Carole Wilkinson, Inheritance, Walker Books Australia, September 2018, 240 pp., RRP $17.99 (pbk), ISBN 9781760650360
Inheritance was not a comfortable book to read, but it was a significant and thought-provoking one. It deals with the massacre of the Djargurd balug people, and the impact of our darker history, and Carole Wilkinson extends special thanks and acknowledgement to the Elders who read and edited drafts of the book.
I was reminded of books that I read in early high school like I Am David, and Goodnight Mister Tom. Well-written and intense, Inheritance will probably become a classroom text of note in the future, and I would suggest it for readers of 12 years and up, particularly 12 to 16.
When her father wanders off again, Nic is dumped with her unsociable grandfather at the rural family property of Yaratgil where her mother grew up. There’s no mobile reception, no friends, no conversation, and nothing to do. So Nic starts exploring, and finds a way to travel through time.
The more she travels, the more pieces of a strange puzzle she comes across. Something happened at Yaratgil a long time ago. And even generations later, in Nic’s own time, it seems like someone doesn’t want the truth to come out. Nic forms an uneasy alliance that grows into a friendship of trust with local boy, Thor. As she learns more about her family history, Thor’s search for his own heritage turns out to be another piece of the puzzle.
Wilkinson’s writing is strongly atmospheric, and brought back memories of visits to my grandparents’ farm in rural NSW, complete with the huge zinc bathtub. There is a sense of past and present being irrevocably linked in this landscape, and Wilkinson brings that out in her descriptions of the house, the land and the town that Nic moves through.

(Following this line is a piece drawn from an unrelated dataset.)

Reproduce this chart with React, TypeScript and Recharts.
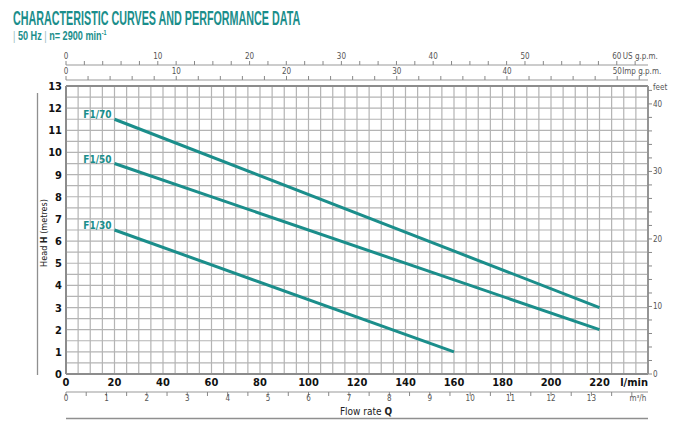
import React from "react";
import {
  ComposedChart,
  Line,
  XAxis,
  YAxis,
  CartesianGrid,
  LabelList,
  ReferenceLine,
} from "recharts";

// pump curves, flow in l/min, head in metres
const f170Flow = [20, 220];
const f170Head = [11.5, 3.0];
const f150Flow = [20, 220];
const f150Head = [9.5, 2.0];
const f130Flow = [20, 160];
const f130Head = [6.5, 1.0];

const flowLabels = [0, 20, 40, 60, 80, 100, 120, 140, 160, 180, 200, 220];
const headLabels = [0, 1, 2, 3, 4, 5, 6, 7, 8, 9, 10, 11, 12, 13];
const usGpmLabels = [0, 10, 20, 30, 40, 50, 60];
const impGpmLabels = [0, 10, 20, 30, 40, 50];
const m3hLabels = [0, 1, 2, 3, 4, 5, 6, 7, 8, 9, 10, 11, 12, 13];
const feetLabels = [0, 10, 20, 30, 40];

const FLOW_MAX = 240;
const HEAD_MAX = 13;

// grid / minor tick positions
const flowGrid = Array.from({ length: FLOW_MAX / 5 + 1 }, (_, i) => i * 5);
const headGrid = Array.from({ length: HEAD_MAX * 2 + 1 }, (_, i) => i * 0.5);
const usGpmTicks = Array.from({ length: 32 }, (_, i) => i * 2);
const impGpmTicks = Array.from({ length: 27 }, (_, i) => i * 2);
const m3hTicks = Array.from({ length: 29 }, (_, i) => i * 0.5);
const feetTicks = Array.from({ length: 22 }, (_, i) => i * 2);

const toRows = (q: number[], h: number[]) => q.map((v, i) => ({ q: v, h: h[i] }));

const TEAL = "#1b8e8b";
const GRID = "#b4b4b4";
const BORDER = "#8c8c8c";
const RULE = "#8f8f8f";
const FONT = "'DejaVu Sans Condensed', 'Liberation Sans Narrow', sans-serif";
const narrow = { fontFamily: FONT, fontStretch: "condensed" as const };

// plot area: x 66..648, y 86..374
const PLOT_LEFT = 66;
const PLOT_RIGHT = 38;

const MainXTick = ({ x, y, payload }: any) => {
  const v = payload.value;
  if (v === FLOW_MAX)
    return (
      <text x={x} y={y + 12} textAnchor="end" fontSize={11} fontWeight="bold" fill="#111" style={narrow}>
        l/min
      </text>
    );
  if (!flowLabels.includes(v)) return <g />;
  return (
    <text x={x} y={y + 12} textAnchor="middle" fontSize={11} fontWeight="bold" fill="#111" style={narrow}>
      {v}
    </text>
  );
};

const MainYTick = ({ x, y, payload }: any) => {
  const v = payload.value;
  if (!headLabels.includes(v)) return <g />;
  return (
    <text x={x - 4} y={y + 4} textAnchor="end" fontSize={11} fontWeight="bold" fill="#111" style={narrow}>
      {v}
    </text>
  );
};

const smallText = { fontSize: 8, fill: "#555", style: narrow };

const UsTick = ({ x, y, payload }: any) => {
  const v = payload.value;
  if (!usGpmLabels.includes(v)) return <g />;
  return (
    <g>
      <text x={x} y={y - 2} textAnchor="middle" {...smallText}>
        {v}
      </text>
      {v === 60 && (
        <text x={x + 6} y={y - 2} textAnchor="start" {...smallText}>
          US g.p.m.
        </text>
      )}
    </g>
  );
};

const ImpTick = ({ x, y, payload }: any) => {
  const v = payload.value;
  if (!impGpmLabels.includes(v)) return <g />;
  return (
    <g>
      <text x={x} y={y - 2} textAnchor="middle" {...smallText}>
        {v}
      </text>
      {v === 50 && (
        <text x={x + 5} y={y - 2} textAnchor="start" {...smallText}>
          Imp g.p.m.
        </text>
      )}
    </g>
  );
};

// m3/h scale: labels, plus the closing rule under "Flow rate Q" drawn with the first tick
const M3hTick = ({ x, y, payload }: any) => {
  const v = payload.value;
  if (v === 14)
    return (
      <text x={x + 6} y={y + 5} textAnchor="middle" {...smallText}>
        m³/h
      </text>
    );
  if (!m3hLabels.includes(v)) return <g />;
  return (
    <g>
      <text x={x} y={y + 5} textAnchor="middle" {...smallText}>
        {v}
      </text>
      {v === 0 && <line x1={x} x2={648} y1={418.5} y2={418.5} stroke={RULE} strokeWidth={1.3} />}
    </g>
  );
};

// feet scale: labels, plus the rule on the far left drawn with the first tick
const FeetTick = ({ x, y, payload }: any) => {
  const v = payload.value;
  if (v === 42)
    return (
      <text x={x + 1} y={y} textAnchor="start" {...smallText}>
        feet
      </text>
    );
  if (!feetLabels.includes(v)) return <g />;
  return (
    <g>
      <text x={x + 1} y={y + 3} textAnchor="start" {...smallText}>
        {v}
      </text>
      {v === 0 && <line x1={37.5} x2={37.5} y1={93} y2={y + 1} stroke={RULE} strokeWidth={1.3} />}
    </g>
  );
};

const curveLabel = (name: string) => (props: any) => {
  const { x, y, index } = props;
  if (index !== 0) return <g />;
  return (
    <text x={x - 3} y={y - 1} textAnchor="end" fontSize={10} fontWeight="bold" fill={TEAL} style={narrow}>
      {name}
    </text>
  );
};

const FlowTitle = ({ viewBox }: any) => (
  <text x={366} y={(viewBox?.y ?? 392) + 23} textAnchor="middle" fontSize={10} fill="#222" style={narrow}>
    Flow rate <tspan fontWeight="bold">Q</tspan>
  </text>
);

const HeadTitle = () => (
  <text
    x={44}
    y={233}
    transform="rotate(-90 44 233)"
    textAnchor="middle"
    dominantBaseline="central"
    fontSize={9}
    fill="#222"
    style={narrow}
  >
    Head <tspan fontWeight="bold">H</tspan> (metres)
  </text>
);

const auxX = { type: "number" as const, dataKey: "q", allowDataOverflow: true, interval: 0 as const, tickMargin: 0 };
const layer: React.CSSProperties = { position: "absolute", left: 0, top: 0 };

export default function App() {
  const series = [
    { name: "F1/70", rows: toRows(f170Flow, f170Head) },
    { name: "F1/50", rows: toRows(f150Flow, f150Head) },
    { name: "F1/30", rows: toRows(f130Flow, f130Head) },
  ];
  const rows = series[0].rows;
  return (
    <div style={{ position: "absolute", left: 0, top: 0, width: 686, height: 428 }}>
      <div
        style={{
          position: "absolute",
          left: 13,
          top: 7,
          fontFamily: "'Liberation Sans', Arial, sans-serif",
          fontSize: 20,
          fontWeight: "bold",
          color: TEAL,
          whiteSpace: "nowrap",
          transform: "scaleX(0.537)",
          transformOrigin: "left top",
        }}
      >
        CHARACTERISTIC CURVES AND PERFORMANCE DATA
      </div>
      <div
        style={{
          position: "absolute",
          left: 13,
          top: 29,
          fontFamily: "'Liberation Sans', Arial, sans-serif",
          fontSize: 12,
          fontWeight: "bold",
          color: TEAL,
          whiteSpace: "nowrap",
          transform: "scaleX(0.76)",
          transformOrigin: "left top",
        }}
      >
        <span style={{ color: "#9bbcbc", fontWeight: "normal" }}>| </span>50 Hz
        <span style={{ color: "#9bbcbc", fontWeight: "normal" }}> | </span>n= 2900 min
        <sup style={{ fontSize: 7 }}>-1</sup>
      </div>

      {/* main chart */}
      <div style={layer}>
        <ComposedChart width={686} height={428} data={rows} margin={{ top: 79, right: 0, bottom: 10, left: 0 }}>
          <CartesianGrid stroke={GRID} strokeWidth={1.2} horizontal vertical />
          <XAxis
            xAxisId={0}
            type="number"
            dataKey="q"
            domain={[0, FLOW_MAX]}
            ticks={flowGrid}
            interval={0}
            height={18}
            tickSize={0}
            tickMargin={0}
            tickLine={false}
            axisLine={{ stroke: BORDER, strokeWidth: 2 }}
            tick={<MainXTick />}
          />
          <XAxis
            {...auxX}
            xAxisId="m3h"
            domain={[0, (FLOW_MAX * 60) / 1000]}
            ticks={m3hTicks}
            height={26}
            tickSize={4}
            tickLine={{ stroke: "#888" }}
            axisLine={{ stroke: "#999" }}
            tick={<M3hTick />}
            label={FlowTitle}
          />
          <XAxis
            {...auxX}
            xAxisId="topspacer"
            orientation="top"
            domain={[0, FLOW_MAX]}
            height={7}
            tick={false}
            tickLine={false}
            axisLine={false}
          />
          <YAxis
            yAxisId={0}
            type="number"
            domain={[0, HEAD_MAX]}
            ticks={headGrid}
            interval={0}
            width={29}
            tickSize={0}
            tickMargin={0}
            tickLine={false}
            axisLine={{ stroke: BORDER, strokeWidth: 2 }}
            tick={<MainYTick />}
          />
          <YAxis
            yAxisId="leftline"
            type="number"
            domain={[0, 1]}
            width={37}
            tick={false}
            tickLine={false}
            axisLine={false}
            label={HeadTitle}
          />
          <YAxis
            yAxisId="rspacer"
            orientation="right"
            type="number"
            domain={[0, 1]}
            width={5}
            tick={false}
            tickLine={false}
            axisLine={false}
          />
          <YAxis
            yAxisId="feet"
            orientation="right"
            type="number"
            domain={[0, HEAD_MAX * 3.28084]}
            allowDataOverflow
            ticks={feetTicks}
            interval={0}
            width={33}
            tickSize={4}
            tickMargin={0}
            tickLine={{ stroke: "#888" }}
            axisLine={{ stroke: "#999", strokeWidth: 1.5 }}
            tick={<FeetTick />}
          />
          <ReferenceLine y={HEAD_MAX} xAxisId={0} yAxisId={0} stroke={BORDER} strokeWidth={2} />
          <ReferenceLine x={FLOW_MAX} xAxisId={0} yAxisId={0} stroke={BORDER} strokeWidth={2} />
          {series.map((s) => (
            <Line
              key={s.name}
              data={s.rows}
              dataKey="h"
              xAxisId={0}
              yAxisId={0}
              stroke={TEAL}
              strokeWidth={3}
              dot={false}
              activeDot={false}
              isAnimationActive={false}
            >
              <LabelList dataKey="h" content={curveLabel(s.name)} />
            </Line>
          ))}
        </ComposedChart>
      </div>

      {/* Imp g.p.m. scale */}
      <div style={layer}>
        <ComposedChart width={686} height={428} data={rows} margin={{ top: 66, right: PLOT_RIGHT, bottom: 20, left: PLOT_LEFT }}>
          <XAxis
            {...auxX}
            xAxisId="imp"
            orientation="top"
            domain={[0, FLOW_MAX / 4.54609]}
            ticks={impGpmTicks}
            height={14}
            tickSize={4}
            tickLine={{ stroke: "#888" }}
            axisLine={{ stroke: "#999" }}
            tick={<ImpTick />}
          />
        </ComposedChart>
      </div>

      {/* US g.p.m. scale */}
      <div style={layer}>
        <ComposedChart width={686} height={428} data={rows} margin={{ top: 51, right: PLOT_RIGHT, bottom: 20, left: PLOT_LEFT }}>
          <XAxis
            {...auxX}
            xAxisId="us"
            orientation="top"
            domain={[0, FLOW_MAX / 3.785411784]}
            ticks={usGpmTicks}
            height={14}
            tickSize={4}
            tickLine={{ stroke: "#888" }}
            axisLine={{ stroke: "#999" }}
            tick={<UsTick />}
          />
        </ComposedChart>
      </div>
    </div>
  );
}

There are many layers to this book, and the themes that Wilkinson raises. I found myself going back and re-reading parts of the book to go deeper into certain elements. The title of the book, for example, is significant, and it would make an interesting discussion in the classroom to explore the levels of meaning behind it – what have the characters inherited? What has been passed on through the generations?

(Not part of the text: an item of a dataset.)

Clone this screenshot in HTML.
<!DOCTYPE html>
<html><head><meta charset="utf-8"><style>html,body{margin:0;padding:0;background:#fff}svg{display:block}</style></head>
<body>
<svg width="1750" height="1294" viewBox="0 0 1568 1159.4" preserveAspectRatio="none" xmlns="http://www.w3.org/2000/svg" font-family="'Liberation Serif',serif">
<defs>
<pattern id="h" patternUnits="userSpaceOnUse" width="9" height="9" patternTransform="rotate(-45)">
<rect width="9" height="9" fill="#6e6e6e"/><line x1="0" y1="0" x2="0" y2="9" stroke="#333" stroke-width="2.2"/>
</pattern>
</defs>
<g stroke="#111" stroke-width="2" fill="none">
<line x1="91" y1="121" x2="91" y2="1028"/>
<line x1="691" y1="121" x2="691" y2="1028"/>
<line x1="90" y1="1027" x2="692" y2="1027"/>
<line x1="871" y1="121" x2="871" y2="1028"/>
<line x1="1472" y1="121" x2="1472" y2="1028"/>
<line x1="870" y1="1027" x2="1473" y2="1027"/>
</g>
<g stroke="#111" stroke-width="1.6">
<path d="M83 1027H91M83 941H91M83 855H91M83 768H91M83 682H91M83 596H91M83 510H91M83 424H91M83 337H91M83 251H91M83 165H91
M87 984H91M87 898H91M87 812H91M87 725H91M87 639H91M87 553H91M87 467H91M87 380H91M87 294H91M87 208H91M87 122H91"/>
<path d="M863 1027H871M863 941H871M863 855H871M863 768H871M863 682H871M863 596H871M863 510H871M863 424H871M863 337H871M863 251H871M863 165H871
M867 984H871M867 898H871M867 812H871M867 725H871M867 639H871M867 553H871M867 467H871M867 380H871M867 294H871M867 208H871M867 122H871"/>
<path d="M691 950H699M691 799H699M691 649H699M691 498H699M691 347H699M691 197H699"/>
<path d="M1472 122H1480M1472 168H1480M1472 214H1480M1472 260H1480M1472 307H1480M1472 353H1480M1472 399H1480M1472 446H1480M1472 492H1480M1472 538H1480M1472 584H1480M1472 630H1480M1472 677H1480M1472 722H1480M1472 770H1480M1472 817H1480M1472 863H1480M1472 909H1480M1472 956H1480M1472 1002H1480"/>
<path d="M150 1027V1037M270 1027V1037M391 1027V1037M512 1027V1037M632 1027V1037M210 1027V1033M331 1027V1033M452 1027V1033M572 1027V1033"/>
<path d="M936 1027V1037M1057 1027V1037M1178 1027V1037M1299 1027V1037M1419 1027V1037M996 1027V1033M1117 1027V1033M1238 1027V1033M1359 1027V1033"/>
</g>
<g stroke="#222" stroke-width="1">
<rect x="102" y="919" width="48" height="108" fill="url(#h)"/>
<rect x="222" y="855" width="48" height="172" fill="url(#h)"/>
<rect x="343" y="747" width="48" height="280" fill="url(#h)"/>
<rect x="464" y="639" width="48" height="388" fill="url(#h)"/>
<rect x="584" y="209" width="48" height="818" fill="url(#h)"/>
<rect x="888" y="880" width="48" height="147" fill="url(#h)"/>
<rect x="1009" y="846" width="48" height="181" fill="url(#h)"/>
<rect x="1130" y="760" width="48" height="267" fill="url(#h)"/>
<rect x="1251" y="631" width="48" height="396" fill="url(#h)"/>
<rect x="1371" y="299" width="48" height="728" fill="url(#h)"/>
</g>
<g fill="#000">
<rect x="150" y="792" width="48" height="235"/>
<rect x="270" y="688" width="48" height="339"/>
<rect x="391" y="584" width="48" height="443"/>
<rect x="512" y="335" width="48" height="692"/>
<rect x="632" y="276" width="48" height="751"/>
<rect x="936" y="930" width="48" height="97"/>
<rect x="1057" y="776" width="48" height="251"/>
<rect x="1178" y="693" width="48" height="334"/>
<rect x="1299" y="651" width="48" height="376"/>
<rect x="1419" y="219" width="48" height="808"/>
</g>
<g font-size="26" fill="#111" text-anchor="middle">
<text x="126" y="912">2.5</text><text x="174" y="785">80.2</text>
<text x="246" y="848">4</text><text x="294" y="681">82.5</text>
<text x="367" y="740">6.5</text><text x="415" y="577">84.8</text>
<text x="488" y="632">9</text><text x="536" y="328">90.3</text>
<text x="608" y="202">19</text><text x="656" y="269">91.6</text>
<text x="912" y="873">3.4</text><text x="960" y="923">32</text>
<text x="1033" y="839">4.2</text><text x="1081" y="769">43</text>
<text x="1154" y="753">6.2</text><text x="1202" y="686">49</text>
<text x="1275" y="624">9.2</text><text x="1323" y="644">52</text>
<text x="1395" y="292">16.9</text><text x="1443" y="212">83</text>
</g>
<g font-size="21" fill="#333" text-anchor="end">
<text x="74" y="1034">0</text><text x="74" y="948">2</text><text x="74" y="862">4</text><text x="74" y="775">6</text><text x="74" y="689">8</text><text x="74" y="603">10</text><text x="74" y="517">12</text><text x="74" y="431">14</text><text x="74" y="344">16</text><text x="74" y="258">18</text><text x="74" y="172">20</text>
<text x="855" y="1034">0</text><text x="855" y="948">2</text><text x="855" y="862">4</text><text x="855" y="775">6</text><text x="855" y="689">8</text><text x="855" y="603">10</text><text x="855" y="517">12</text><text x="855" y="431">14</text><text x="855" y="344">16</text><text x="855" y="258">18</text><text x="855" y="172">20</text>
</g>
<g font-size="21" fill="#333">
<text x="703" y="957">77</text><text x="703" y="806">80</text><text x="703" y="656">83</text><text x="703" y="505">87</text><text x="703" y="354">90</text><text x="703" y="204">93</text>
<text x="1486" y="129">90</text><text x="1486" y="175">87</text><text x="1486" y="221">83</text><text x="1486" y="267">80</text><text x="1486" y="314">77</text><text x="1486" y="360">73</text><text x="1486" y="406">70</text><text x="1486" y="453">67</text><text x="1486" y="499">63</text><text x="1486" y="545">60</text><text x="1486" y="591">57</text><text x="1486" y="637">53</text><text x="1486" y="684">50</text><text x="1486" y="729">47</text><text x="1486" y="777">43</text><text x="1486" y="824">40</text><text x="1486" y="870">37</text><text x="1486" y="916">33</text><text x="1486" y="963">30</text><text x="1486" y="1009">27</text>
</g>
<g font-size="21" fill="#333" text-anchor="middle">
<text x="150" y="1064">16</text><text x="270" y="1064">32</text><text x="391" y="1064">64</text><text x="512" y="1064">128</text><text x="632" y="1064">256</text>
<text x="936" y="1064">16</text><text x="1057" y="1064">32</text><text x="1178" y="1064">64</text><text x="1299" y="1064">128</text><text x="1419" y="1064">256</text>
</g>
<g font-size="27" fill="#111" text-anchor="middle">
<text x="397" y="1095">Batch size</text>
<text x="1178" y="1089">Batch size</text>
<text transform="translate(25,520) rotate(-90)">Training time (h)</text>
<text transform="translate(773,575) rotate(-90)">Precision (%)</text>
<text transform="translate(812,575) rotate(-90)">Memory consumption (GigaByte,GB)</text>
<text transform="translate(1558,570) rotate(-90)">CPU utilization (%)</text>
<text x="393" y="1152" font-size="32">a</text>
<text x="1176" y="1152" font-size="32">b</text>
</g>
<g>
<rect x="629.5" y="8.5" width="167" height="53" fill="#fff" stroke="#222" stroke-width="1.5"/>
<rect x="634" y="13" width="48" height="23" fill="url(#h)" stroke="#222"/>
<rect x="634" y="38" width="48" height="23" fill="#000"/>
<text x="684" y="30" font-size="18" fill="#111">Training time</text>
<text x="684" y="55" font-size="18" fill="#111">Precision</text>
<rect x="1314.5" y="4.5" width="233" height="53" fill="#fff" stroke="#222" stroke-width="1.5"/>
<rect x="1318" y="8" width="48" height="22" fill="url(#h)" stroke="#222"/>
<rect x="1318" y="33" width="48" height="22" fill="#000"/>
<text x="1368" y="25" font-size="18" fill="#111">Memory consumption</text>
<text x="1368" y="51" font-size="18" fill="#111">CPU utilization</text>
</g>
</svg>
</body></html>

Nic comes to Strathmartin with a whole lot of baggage and history that she is unaware of. Why are the locals wary and unfriendly towards her? They don’t even know her. But there is family history, and even though she played no part in that history it isn’t so easy to set aside.
The layers of history, and the impact of the past, is something Inheritance explores with great finesse. As Nic travels backwards to moments in the past, she gathers pieces of both her own history, and that of her family going back many generations, and also a darker time in the local history when the Djargurd balug people lived there and were killed by the white settlers. For Nic, she has to acknowledge the part that her family played in inciting this massacre. For the reader, this is also a dark and unsettling part of the broader history of Australia.
Part of the puzzle, though, lies in Nic’s present day. The history of Strathmartin and Nic’s family property has left its mark, but the choices that some people continue to make drive the mark deeper. Nic and Thor also have choices to make that will, presumably, have an impact on the future. One of the concepts that is reiterated throughout the book is that Nic and the generations of women who time travelled before her may or may not be able to change the past, but they each have the choice and ability to learn from it and make a difference in their present.
There is no magical fix at the end of the book, but Nic and Thor have each, in their own way, travelled in time, and done their part to make things a little better in the future. And there is a reminder that, in the end, it is not for Nic or anyone else to insist on what that future should be for the living members of the Djargurd balug people; that is up to them. Wilkinson gently ties this back to the national conversations about treaty and reconciliation that are happening now.
Another theme that Wilkinson subtly explores is that of the women in Inheritance. Time travel is a significantly female ability, and becomes linked to freedom in many ways. That freedom is curtailed with disastrous results, and the choice to time travel becomes an important one not just for Nic, but for the other women of her family who have this ability.
One of the significant questions that Inheritance asks is the eternal question of why we study history at all? Why dwell on the past? Why read about and examine and return to these horrific events instead of moving on? This is very close to the question of time travel itself – what is the point of all the travelling if you can’t change what’s happened? I think that Carole Wilkinson offers a thoughtful answer to this question, and I hope this book becomes a part of the discussion and recognition that needs to be a part of Australia’s future.